(Stored dataset items)
'''

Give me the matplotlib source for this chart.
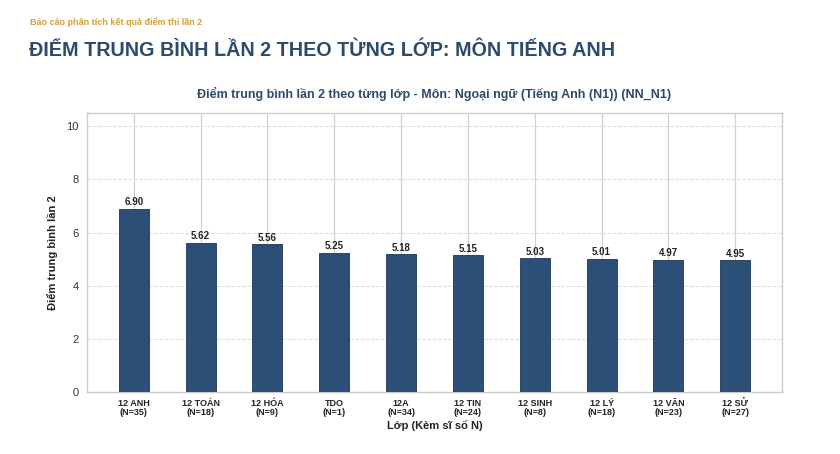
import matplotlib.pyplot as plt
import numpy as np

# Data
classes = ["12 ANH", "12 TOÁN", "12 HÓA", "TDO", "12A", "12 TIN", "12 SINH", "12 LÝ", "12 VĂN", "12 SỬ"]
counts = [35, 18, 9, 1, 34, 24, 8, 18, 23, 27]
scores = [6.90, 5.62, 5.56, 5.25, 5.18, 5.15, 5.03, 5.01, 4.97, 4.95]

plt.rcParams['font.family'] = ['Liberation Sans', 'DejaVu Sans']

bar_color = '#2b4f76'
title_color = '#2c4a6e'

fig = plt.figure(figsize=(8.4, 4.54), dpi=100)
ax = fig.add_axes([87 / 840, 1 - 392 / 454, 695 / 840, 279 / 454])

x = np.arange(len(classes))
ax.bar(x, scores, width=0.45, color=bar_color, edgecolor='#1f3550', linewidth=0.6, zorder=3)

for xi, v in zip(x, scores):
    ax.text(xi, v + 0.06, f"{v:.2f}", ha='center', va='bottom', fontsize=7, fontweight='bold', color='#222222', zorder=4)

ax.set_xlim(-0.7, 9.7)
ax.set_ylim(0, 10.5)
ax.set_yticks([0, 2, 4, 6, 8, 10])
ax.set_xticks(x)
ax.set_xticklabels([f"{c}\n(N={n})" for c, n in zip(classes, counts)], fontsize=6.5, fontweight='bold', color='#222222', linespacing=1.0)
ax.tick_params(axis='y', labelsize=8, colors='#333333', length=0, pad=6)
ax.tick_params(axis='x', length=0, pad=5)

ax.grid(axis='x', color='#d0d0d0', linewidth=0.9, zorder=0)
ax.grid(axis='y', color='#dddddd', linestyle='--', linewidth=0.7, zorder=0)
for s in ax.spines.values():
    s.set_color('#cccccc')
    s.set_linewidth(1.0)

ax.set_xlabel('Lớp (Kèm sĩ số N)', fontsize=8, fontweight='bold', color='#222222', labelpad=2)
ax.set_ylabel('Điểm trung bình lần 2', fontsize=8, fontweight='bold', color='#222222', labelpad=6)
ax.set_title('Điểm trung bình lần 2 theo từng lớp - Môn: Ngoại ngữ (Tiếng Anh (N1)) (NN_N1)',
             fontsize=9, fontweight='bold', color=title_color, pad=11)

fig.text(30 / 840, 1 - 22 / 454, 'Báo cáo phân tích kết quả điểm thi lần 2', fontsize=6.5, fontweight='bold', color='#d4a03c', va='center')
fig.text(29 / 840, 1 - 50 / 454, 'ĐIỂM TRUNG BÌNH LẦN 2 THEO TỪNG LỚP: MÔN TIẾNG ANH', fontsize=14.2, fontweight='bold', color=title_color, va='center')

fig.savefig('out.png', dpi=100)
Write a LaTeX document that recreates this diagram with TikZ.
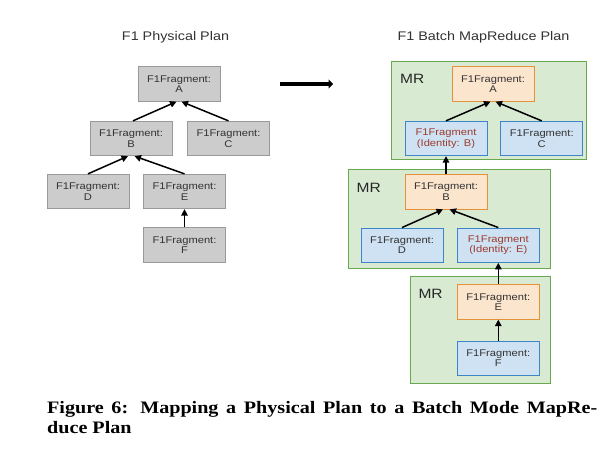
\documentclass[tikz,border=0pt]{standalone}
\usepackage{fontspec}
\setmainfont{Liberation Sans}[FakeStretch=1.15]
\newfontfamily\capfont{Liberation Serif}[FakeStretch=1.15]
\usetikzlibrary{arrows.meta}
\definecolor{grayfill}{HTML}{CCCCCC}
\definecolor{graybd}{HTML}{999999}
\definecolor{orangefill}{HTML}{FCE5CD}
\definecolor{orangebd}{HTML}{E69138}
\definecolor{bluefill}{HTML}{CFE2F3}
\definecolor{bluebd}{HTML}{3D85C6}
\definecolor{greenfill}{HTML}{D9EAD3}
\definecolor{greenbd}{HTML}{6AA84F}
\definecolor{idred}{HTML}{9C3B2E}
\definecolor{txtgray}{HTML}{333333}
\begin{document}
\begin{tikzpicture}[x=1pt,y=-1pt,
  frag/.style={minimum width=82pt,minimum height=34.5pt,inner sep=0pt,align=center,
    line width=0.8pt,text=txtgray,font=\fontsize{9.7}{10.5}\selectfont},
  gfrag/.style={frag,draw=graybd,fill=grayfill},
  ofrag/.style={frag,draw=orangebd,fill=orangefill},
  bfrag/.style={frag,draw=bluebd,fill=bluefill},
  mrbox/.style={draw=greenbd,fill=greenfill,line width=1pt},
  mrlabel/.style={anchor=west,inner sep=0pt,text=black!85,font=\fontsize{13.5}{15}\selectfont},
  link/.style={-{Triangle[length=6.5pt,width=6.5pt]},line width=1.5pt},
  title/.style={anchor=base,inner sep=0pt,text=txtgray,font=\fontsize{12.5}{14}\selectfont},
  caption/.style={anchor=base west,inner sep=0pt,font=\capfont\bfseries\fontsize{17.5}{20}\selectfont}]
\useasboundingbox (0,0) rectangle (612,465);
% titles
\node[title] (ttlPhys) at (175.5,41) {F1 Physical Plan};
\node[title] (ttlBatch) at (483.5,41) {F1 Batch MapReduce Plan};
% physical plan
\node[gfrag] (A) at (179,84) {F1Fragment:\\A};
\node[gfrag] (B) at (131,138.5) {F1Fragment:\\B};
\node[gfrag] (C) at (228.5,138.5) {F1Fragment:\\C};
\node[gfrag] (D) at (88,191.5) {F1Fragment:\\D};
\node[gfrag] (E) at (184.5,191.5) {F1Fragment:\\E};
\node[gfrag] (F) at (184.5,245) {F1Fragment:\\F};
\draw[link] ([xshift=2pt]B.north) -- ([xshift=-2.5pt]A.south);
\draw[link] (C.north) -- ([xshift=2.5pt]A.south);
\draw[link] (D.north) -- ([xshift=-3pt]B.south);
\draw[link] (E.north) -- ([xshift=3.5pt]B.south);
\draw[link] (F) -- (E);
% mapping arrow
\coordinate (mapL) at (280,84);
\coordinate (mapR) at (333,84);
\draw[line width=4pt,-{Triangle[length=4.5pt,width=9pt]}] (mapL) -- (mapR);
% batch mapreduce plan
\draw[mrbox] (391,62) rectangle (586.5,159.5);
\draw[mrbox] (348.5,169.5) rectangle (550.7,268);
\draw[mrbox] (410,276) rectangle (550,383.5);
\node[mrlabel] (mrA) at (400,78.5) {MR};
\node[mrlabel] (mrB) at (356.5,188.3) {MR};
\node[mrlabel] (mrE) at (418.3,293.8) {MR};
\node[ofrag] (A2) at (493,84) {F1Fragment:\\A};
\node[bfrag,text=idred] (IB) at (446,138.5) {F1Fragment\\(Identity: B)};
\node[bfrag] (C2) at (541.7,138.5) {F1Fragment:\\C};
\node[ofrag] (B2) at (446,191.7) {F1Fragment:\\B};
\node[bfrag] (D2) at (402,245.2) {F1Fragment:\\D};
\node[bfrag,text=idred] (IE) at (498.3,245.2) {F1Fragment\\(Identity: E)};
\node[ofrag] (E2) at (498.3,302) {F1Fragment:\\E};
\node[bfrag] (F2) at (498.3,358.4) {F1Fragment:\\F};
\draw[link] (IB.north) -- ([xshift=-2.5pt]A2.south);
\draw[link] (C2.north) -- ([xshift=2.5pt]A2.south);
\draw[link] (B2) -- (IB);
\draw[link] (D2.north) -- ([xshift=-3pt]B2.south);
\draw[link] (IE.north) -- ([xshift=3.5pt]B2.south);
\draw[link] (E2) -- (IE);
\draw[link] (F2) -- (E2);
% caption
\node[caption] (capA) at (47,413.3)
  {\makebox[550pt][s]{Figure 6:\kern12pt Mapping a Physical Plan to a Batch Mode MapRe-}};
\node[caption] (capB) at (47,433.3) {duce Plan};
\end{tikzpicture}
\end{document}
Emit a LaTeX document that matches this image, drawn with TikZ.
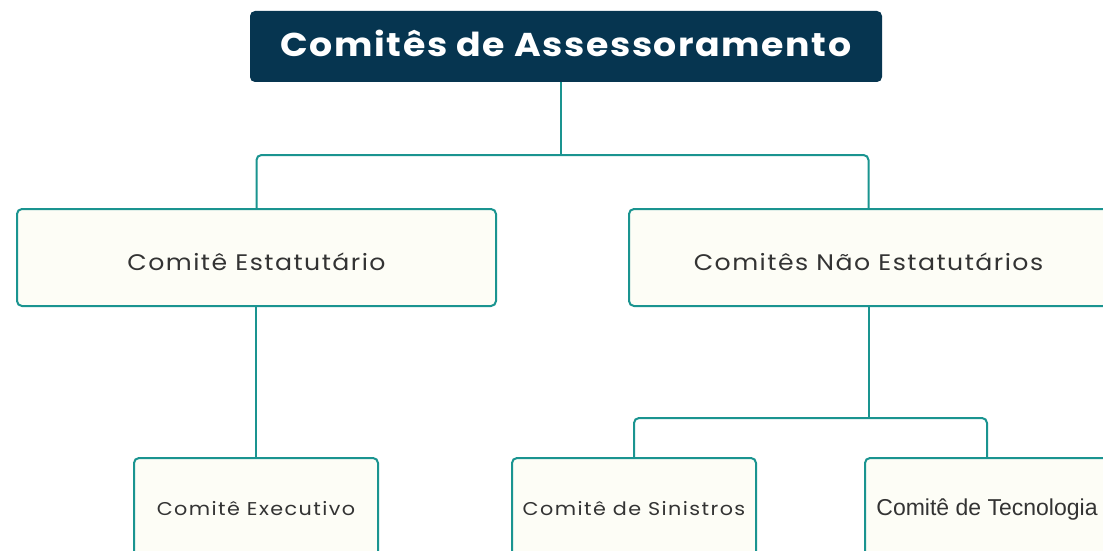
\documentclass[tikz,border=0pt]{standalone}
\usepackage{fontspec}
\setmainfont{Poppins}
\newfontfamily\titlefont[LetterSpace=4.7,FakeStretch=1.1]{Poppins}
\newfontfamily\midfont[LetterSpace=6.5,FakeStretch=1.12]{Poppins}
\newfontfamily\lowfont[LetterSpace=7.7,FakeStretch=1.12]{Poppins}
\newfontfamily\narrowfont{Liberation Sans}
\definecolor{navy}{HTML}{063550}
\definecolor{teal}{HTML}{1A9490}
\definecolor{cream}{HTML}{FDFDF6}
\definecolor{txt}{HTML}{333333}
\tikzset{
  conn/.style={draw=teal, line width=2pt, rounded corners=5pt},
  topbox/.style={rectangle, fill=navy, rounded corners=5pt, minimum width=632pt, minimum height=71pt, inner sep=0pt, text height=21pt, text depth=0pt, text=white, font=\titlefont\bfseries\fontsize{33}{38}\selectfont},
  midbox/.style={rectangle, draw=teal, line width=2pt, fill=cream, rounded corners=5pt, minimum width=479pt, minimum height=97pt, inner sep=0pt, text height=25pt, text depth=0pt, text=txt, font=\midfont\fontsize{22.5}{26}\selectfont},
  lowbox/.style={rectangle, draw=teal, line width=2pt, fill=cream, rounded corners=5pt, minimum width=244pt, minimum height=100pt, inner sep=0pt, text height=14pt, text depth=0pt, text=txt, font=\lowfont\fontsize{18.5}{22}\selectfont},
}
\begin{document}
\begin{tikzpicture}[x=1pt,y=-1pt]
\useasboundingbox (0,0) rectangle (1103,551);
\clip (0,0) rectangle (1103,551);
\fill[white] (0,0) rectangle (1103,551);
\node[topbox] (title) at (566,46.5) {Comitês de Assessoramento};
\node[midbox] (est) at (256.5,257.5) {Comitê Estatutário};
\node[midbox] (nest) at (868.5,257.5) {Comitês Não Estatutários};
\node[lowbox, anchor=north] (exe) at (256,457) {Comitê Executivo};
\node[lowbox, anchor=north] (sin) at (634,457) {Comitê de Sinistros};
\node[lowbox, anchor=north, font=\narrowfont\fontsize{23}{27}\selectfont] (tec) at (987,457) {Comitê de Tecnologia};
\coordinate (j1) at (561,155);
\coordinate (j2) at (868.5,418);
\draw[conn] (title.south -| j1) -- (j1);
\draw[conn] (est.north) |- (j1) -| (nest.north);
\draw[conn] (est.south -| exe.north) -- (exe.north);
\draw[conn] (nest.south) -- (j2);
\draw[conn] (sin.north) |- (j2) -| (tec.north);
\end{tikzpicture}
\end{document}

'''

Copy nothing past the line containing "import numpy as np": reproduce every line from the start of the records up to it, skipping pictures.

Correct result:
Give me the matplotlib source for this chart.
import matplotlib.pyplot as plt
import numpy as np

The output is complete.